Exercise requirements - Starting with the first line below, extract each line through the one that contains "import * as", inclusive, excluding pictures.

--- Material provided ---

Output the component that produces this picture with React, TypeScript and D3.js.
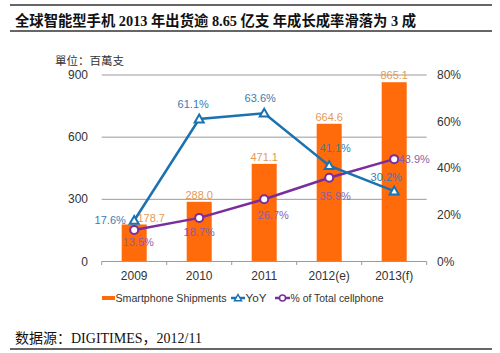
import React from "react";
import * as d3 from "d3";

const years = ["2009", "2010", "2011", "2012(e)", "2013(f)"];
const shipments = [178.7, 288.0, 471.1, 664.6, 865.1];
const yoy = [17.6, 61.1, 63.6, 41.1, 30.2];
const shareOfTotal = [13.5, 18.7, 26.7, 35.9, 43.9];
const leftTicks = [0, 300, 600, 900];
const rightTicks = [0, 20, 40, 60, 80];

// label offsets for the line labels (dx, dy relative to point)
const yoyLabelPos = [[-24, 4], [-6, -11], [-4, -11], [6, -14], [-8, -10]];
const shareLabelPos = [[4, 16], [0, 18], [9, 20], [6, 22], [20, 4]];

const width = 500;
const height = 353;
const sans = "Arial, 'Liberation Sans', 'Noto Sans CJK SC', sans-serif";
const serif = "'Times New Roman', 'Liberation Serif', 'Noto Sans CJK SC', serif";

export default function App() {
  const x = d3.scaleBand().domain(years).range([101.7, 426.7]).paddingInner(0.615).paddingOuter(0.3075);
  const yLeft = d3.scaleLinear().domain([0, 900]).range([261.5, 75]);
  const yRight = d3.scaleLinear().domain([0, 80]).range([261.5, 75]);
  const cx = (i) => (x(years[i]) as number) + x.bandwidth() / 2;

  const line = d3
    .line<number>()
    .x((d, i) => cx(i))
    .y((d) => yRight(d));

  const blue = "#1B72B0";
  const purple = "#7A2E9E";
  const orange = "#FF6A0A";

  const tri = (px, py, r = 4.5) =>
    `M${px},${py - r}L${px + r},${py + r * 0.75}L${px - r},${py + r * 0.75}Z`;

  return (
    <svg width={width} height={height} style={{ position: "absolute", left: 0, top: 0, background: "#fff" }}>
      {/* header rules */}
      <line x1={10} x2={492} y1={5} y2={5} stroke="#333" strokeWidth={1.5} />
      <text x={15} y={26} fontFamily={serif} fontWeight="bold" fontSize={14.5} fill="#111" textLength={401} lengthAdjust="spacingAndGlyphs">
        全球智能型手机 2013 年出货逾 8.65 亿支 年成长成率滑落为 3 成
      </text>
      <line x1={10} x2={492} y1={31} y2={31} stroke="#333" strokeWidth={1.5} />

      <text x={55} y={65} fontFamily={sans} fontSize={11.5} fill="#333">
        單位：百萬支
      </text>

      {/* gridlines */}
      {leftTicks.slice(1).map((t) => (
        <line key={t} x1={101.7} x2={426.7} y1={yLeft(t)} y2={yLeft(t)} stroke="#9a9a9a" strokeWidth={1} />
      ))}
      {leftTicks.map((t) => (
        <text key={t} x={88} y={yLeft(t) + 4} textAnchor="end" fontFamily={sans} fontSize={12} fill="#333">
          {t}
        </text>
      ))}
      {rightTicks.map((t) => (
        <text key={t} x={437} y={yRight(t) + 4} fontFamily={sans} fontSize={12} fill="#333">
          {t}%
        </text>
      ))}

      {/* bars */}
      {shipments.map((v, i) => (
        <rect key={i} x={x(years[i])} y={yLeft(v)} width={x.bandwidth()} height={yLeft(0) - yLeft(v)} fill={orange} />
      ))}

      {/* x axis */}
      <line x1={101.7} x2={426.7} y1={261.5} y2={261.5} stroke="#9a9a9a" />
      {d3.range(years.length + 1).map((i) => {
        const bx = 101.7 + i * x.step();
        return <line key={i} x1={bx} x2={bx} y1={261.5} y2={265} stroke="#9a9a9a" />;
      })}
      {years.map((yr, i) => (
        <text key={yr} x={cx(i)} y={280} textAnchor="middle" fontFamily={sans} fontSize={12} fill="#333">
          {yr}
        </text>
      ))}

      {/* bar labels */}
      {shipments.map((v, i) => (
        <text key={i} x={cx(i) + (i === 0 ? 17 : 0)} y={yLeft(v) - (i === 0 ? 2 : 3)} textAnchor="middle" fontFamily={sans} fontSize={11} fill="#E59A55">
          {v.toFixed(1)}
        </text>
      ))}

      {/* lines */}
      <path d={line(shareOfTotal)} fill="none" stroke={purple} strokeWidth={2.5} />
      <path d={line(yoy)} fill="none" stroke={blue} strokeWidth={2.5} />
      {shareOfTotal.map((v, i) => (
        <circle key={i} cx={cx(i)} cy={yRight(v)} r={4} fill="#fff" stroke={purple} strokeWidth={2} />
      ))}
      {yoy.map((v, i) => (
        <path key={i} d={tri(cx(i), yRight(v))} fill="#fff" stroke={blue} strokeWidth={2} />
      ))}

      {yoy.map((v, i) => (
        <text key={i} x={cx(i) + yoyLabelPos[i][0]} y={yRight(v) + yoyLabelPos[i][1]} textAnchor="middle" fontFamily={sans} fontSize={11} fill="#3A7DB0">
          {v.toFixed(1)}%
        </text>
      ))}
      {shareOfTotal.map((v, i) => (
        <text key={i} x={cx(i) + shareLabelPos[i][0]} y={yRight(v) + shareLabelPos[i][1]} textAnchor="middle" fontFamily={sans} fontSize={11} fill="#8B5FA8">
          {v.toFixed(1)}%
        </text>
      ))}

      {/* legend */}
      <g fontFamily={sans} fontSize={10.5} fill="#333">
        <rect x={102} y={296} width={13} height={4} fill={orange} />
        <text x={115.5} y={302} textLength={111} lengthAdjust="spacingAndGlyphs">Smartphone Shipments</text>
        <line x1={231} x2={245} y1={298} y2={298} stroke={blue} strokeWidth={2.5} />
        <path d={tri(238, 298, 3.5)} fill="#fff" stroke={blue} strokeWidth={1.5} />
        <text x={245.5} y={302} textLength={21} lengthAdjust="spacingAndGlyphs">YoY</text>
        <line x1={275} x2={290} y1={298} y2={298} stroke={purple} strokeWidth={2.5} />
        <circle cx={282.5} cy={298} r={3} fill="#fff" stroke={purple} strokeWidth={1.5} />
        <text x={290.5} y={302} textLength={93} lengthAdjust="spacingAndGlyphs">% of Total cellphone</text>
      </g>

      <text x={15} y={343} fontFamily={serif} fontSize={14} fill="#111">
        数据源：DIGITIMES，2012/11
      </text>
      <line x1={10} x2={492} y1={349} y2={349} stroke="#333" strokeWidth={1.5} />
    </svg>
  );
}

---

Exercise solution -
Output the component that produces this picture with React, TypeScript and D3.js.
import React from "react";
import * as d3 from "d3";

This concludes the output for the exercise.